O'Neil recalled that in 2002, when the late James O. Freedman, former president of Dartmouth College, prepared an open letter opposing the intimidation of Jewish college students, several hundreds college presidents signed. But hundreds of others declined to sign the statement, which was published in The New York Times, because it didn't also comment about bias problems faced by Muslim and Arab students.

"There is unique volatility on this particular issue," he said.

Since this issue shows no sign of going away, O'Neil said that he hopes Ford's Difficult Dialogues project -- through which colleges were selected in December to receive $100,000 grants to promote civil, open discussion on tough topics -- has a positive impact. Many of the first 27 grants focused on issues of religion, and a number related specifically to the Middle East. Macalester College, for example, is receiving a grant to promote work on a dig in Israel and planning "peace summits" on the Middle East, to bring together various thinkers at the college's Minnesota campus.

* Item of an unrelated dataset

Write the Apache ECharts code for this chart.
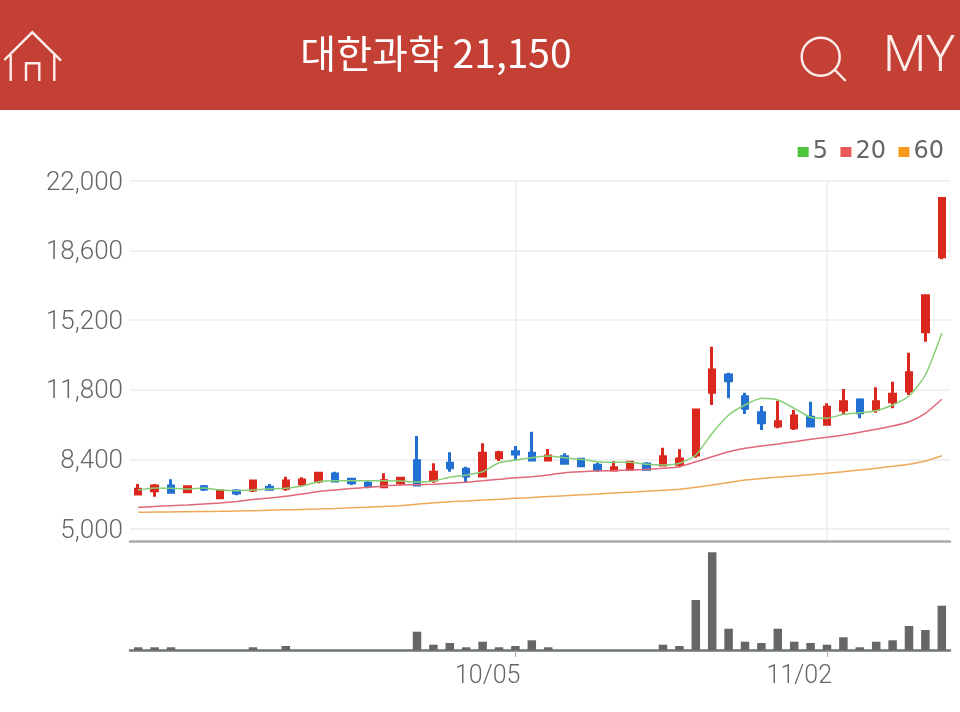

Caryn McTighe Musil, who leads the Office of Diversity, Equity and Global Initiatives at the Association of American Colleges and Universities, said that promoting tough conversations is essential -- and vexing -- for colleges. Take the issue of comparing Israel with Nazi Germany. "I don't think one says to a group that you may never use a word in a certain way because it would offend me," Musil said.

The job of colleges is to explain why using "holocaust" as Irvine's Muslim groups does causes offense -- and also explaining why they are doing so. "I think colleges should talk about why comparing Israel to the Nazis is not defensible," Musil said. "But I also think you have to explain why a Palestian might see parallels," she said. There is not genocide, but there are identification passes, borders changing, and more. "Higher education has to provide a space for this discussion."

But college leaders shouldn't expect it to be easy, she said. "There are issues on which there are irreconcilable differences and that really tests the limits of what a campus community is about."